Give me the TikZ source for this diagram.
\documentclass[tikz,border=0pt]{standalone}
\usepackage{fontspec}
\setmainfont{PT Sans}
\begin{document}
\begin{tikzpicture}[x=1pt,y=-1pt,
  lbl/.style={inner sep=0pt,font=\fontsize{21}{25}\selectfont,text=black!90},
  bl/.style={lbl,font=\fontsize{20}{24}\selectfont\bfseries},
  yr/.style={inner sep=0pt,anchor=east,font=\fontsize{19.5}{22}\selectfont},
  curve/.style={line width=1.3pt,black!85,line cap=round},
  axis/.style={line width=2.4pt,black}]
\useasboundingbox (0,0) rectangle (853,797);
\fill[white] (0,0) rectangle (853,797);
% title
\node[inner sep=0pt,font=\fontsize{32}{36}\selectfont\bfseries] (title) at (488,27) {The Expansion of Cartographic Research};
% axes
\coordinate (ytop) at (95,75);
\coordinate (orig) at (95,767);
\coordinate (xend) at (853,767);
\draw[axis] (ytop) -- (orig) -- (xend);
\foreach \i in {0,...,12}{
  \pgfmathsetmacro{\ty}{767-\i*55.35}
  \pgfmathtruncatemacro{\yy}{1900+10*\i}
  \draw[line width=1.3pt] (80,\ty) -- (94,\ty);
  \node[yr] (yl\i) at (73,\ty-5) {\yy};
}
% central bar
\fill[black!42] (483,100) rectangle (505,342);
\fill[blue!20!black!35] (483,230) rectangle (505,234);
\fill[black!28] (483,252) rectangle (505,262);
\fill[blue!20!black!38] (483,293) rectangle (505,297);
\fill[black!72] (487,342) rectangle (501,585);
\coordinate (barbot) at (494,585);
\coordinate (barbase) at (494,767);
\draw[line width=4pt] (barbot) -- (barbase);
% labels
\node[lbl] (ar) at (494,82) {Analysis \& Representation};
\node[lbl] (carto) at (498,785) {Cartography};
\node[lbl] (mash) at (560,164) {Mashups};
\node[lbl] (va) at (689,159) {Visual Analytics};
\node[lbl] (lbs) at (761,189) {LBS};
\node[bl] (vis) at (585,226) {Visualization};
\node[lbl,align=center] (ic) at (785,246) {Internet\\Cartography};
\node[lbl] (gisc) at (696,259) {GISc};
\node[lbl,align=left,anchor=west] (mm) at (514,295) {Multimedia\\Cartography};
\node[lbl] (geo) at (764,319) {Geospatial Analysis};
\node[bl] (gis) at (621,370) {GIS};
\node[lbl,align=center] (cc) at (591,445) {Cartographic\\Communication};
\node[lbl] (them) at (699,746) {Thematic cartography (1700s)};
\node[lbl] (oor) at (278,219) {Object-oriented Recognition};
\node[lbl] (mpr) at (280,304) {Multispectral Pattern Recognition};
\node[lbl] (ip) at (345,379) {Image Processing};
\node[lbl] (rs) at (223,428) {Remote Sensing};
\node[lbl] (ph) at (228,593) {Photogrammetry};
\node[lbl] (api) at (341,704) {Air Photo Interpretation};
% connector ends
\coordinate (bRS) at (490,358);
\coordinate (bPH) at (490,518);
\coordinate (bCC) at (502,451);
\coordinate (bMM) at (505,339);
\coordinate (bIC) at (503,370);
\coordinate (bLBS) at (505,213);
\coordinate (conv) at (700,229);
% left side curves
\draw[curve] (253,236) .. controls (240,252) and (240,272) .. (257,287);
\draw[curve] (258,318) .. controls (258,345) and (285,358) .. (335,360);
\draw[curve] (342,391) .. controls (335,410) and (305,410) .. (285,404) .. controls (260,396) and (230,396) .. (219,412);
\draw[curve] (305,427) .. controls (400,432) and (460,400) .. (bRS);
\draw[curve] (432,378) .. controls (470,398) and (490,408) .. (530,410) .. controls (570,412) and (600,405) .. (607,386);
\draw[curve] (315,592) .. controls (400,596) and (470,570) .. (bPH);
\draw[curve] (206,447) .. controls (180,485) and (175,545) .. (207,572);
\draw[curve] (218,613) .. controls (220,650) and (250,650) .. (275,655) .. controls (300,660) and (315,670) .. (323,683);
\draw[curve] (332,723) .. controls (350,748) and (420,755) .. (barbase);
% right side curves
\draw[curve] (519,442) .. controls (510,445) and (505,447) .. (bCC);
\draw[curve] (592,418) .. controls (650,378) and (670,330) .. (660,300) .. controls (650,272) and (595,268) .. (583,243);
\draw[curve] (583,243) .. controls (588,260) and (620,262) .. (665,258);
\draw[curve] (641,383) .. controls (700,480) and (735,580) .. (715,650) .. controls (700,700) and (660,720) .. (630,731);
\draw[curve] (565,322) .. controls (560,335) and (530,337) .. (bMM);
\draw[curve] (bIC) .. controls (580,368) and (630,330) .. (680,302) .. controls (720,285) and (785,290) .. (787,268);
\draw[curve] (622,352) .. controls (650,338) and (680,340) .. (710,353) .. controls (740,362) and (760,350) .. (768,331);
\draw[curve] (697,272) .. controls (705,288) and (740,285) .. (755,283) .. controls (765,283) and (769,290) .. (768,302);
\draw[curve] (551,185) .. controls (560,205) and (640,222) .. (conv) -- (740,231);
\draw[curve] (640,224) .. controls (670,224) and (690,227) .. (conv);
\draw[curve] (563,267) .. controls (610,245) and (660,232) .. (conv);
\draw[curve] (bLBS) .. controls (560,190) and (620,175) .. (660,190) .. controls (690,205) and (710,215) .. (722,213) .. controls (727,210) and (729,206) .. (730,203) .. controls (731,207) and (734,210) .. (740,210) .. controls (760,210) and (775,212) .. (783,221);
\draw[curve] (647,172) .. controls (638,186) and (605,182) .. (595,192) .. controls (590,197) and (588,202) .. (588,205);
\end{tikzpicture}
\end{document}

○ ○ ○

DO THIS:
Transcribe the whole listing with nothing added or left out.

WRITTEN RESPONSE:
Give me the TikZ source for this diagram.
\documentclass[tikz,border=0pt]{standalone}
\usepackage{fontspec}
\setmainfont{PT Sans}
\begin{document}
\begin{tikzpicture}[x=1pt,y=-1pt,
  lbl/.style={inner sep=0pt,font=\fontsize{21}{25}\selectfont,text=black!90},
  bl/.style={lbl,font=\fontsize{20}{24}\selectfont\bfseries},
  yr/.style={inner sep=0pt,anchor=east,font=\fontsize{19.5}{22}\selectfont},
  curve/.style={line width=1.3pt,black!85,line cap=round},
  axis/.style={line width=2.4pt,black}]
\useasboundingbox (0,0) rectangle (853,797);
\fill[white] (0,0) rectangle (853,797);
% title
\node[inner sep=0pt,font=\fontsize{32}{36}\selectfont\bfseries] (title) at (488,27) {The Expansion of Cartographic Research};
% axes
\coordinate (ytop) at (95,75);
\coordinate (orig) at (95,767);
\coordinate (xend) at (853,767);
\draw[axis] (ytop) -- (orig) -- (xend);
\foreach \i in {0,...,12}{
  \pgfmathsetmacro{\ty}{767-\i*55.35}
  \pgfmathtruncatemacro{\yy}{1900+10*\i}
  \draw[line width=1.3pt] (80,\ty) -- (94,\ty);
  \node[yr] (yl\i) at (73,\ty-5) {\yy};
}
% central bar
\fill[black!42] (483,100) rectangle (505,342);
\fill[blue!20!black!35] (483,230) rectangle (505,234);
\fill[black!28] (483,252) rectangle (505,262);
\fill[blue!20!black!38] (483,293) rectangle (505,297);
\fill[black!72] (487,342) rectangle (501,585);
\coordinate (barbot) at (494,585);
\coordinate (barbase) at (494,767);
\draw[line width=4pt] (barbot) -- (barbase);
% labels
\node[lbl] (ar) at (494,82) {Analysis \& Representation};
\node[lbl] (carto) at (498,785) {Cartography};
\node[lbl] (mash) at (560,164) {Mashups};
\node[lbl] (va) at (689,159) {Visual Analytics};
\node[lbl] (lbs) at (761,189) {LBS};
\node[bl] (vis) at (585,226) {Visualization};
\node[lbl,align=center] (ic) at (785,246) {Internet\\Cartography};
\node[lbl] (gisc) at (696,259) {GISc};
\node[lbl,align=left,anchor=west] (mm) at (514,295) {Multimedia\\Cartography};
\node[lbl] (geo) at (764,319) {Geospatial Analysis};
\node[bl] (gis) at (621,370) {GIS};
\node[lbl,align=center] (cc) at (591,445) {Cartographic\\Communication};
\node[lbl] (them) at (699,746) {Thematic cartography (1700s)};
\node[lbl] (oor) at (278,219) {Object-oriented Recognition};
\node[lbl] (mpr) at (280,304) {Multispectral Pattern Recognition};
\node[lbl] (ip) at (345,379) {Image Processing};
\node[lbl] (rs) at (223,428) {Remote Sensing};
\node[lbl] (ph) at (228,593) {Photogrammetry};
\node[lbl] (api) at (341,704) {Air Photo Interpretation};
% connector ends
\coordinate (bRS) at (490,358);
\coordinate (bPH) at (490,518);
\coordinate (bCC) at (502,451);
\coordinate (bMM) at (505,339);
\coordinate (bIC) at (503,370);
\coordinate (bLBS) at (505,213);
\coordinate (conv) at (700,229);
% left side curves
\draw[curve] (253,236) .. controls (240,252) and (240,272) .. (257,287);
\draw[curve] (258,318) .. controls (258,345) and (285,358) .. (335,360);
\draw[curve] (342,391) .. controls (335,410) and (305,410) .. (285,404) .. controls (260,396) and (230,396) .. (219,412);
\draw[curve] (305,427) .. controls (400,432) and (460,400) .. (bRS);
\draw[curve] (432,378) .. controls (470,398) and (490,408) .. (530,410) .. controls (570,412) and (600,405) .. (607,386);
\draw[curve] (315,592) .. controls (400,596) and (470,570) .. (bPH);
\draw[curve] (206,447) .. controls (180,485) and (175,545) .. (207,572);
\draw[curve] (218,613) .. controls (220,650) and (250,650) .. (275,655) .. controls (300,660) and (315,670) .. (323,683);
\draw[curve] (332,723) .. controls (350,748) and (420,755) .. (barbase);
% right side curves
\draw[curve] (519,442) .. controls (510,445) and (505,447) .. (bCC);
\draw[curve] (592,418) .. controls (650,378) and (670,330) .. (660,300) .. controls (650,272) and (595,268) .. (583,243);
\draw[curve] (583,243) .. controls (588,260) and (620,262) .. (665,258);
\draw[curve] (641,383) .. controls (700,480) and (735,580) .. (715,650) .. controls (700,700) and (660,720) .. (630,731);
\draw[curve] (565,322) .. controls (560,335) and (530,337) .. (bMM);
\draw[curve] (bIC) .. controls (580,368) and (630,330) .. (680,302) .. controls (720,285) and (785,290) .. (787,268);
\draw[curve] (622,352) .. controls (650,338) and (680,340) .. (710,353) .. controls (740,362) and (760,350) .. (768,331);
\draw[curve] (697,272) .. controls (705,288) and (740,285) .. (755,283) .. controls (765,283) and (769,290) .. (768,302);
\draw[curve] (551,185) .. controls (560,205) and (640,222) .. (conv) -- (740,231);
\draw[curve] (640,224) .. controls (670,224) and (690,227) .. (conv);
\draw[curve] (563,267) .. controls (610,245) and (660,232) .. (conv);
\draw[curve] (bLBS) .. controls (560,190) and (620,175) .. (660,190) .. controls (690,205) and (710,215) .. (722,213) .. controls (727,210) and (729,206) .. (730,203) .. controls (731,207) and (734,210) .. (740,210) .. controls (760,210) and (775,212) .. (783,221);
\draw[curve] (647,172) .. controls (638,186) and (605,182) .. (595,192) .. controls (590,197) and (588,202) .. (588,205);
\end{tikzpicture}
\end{document}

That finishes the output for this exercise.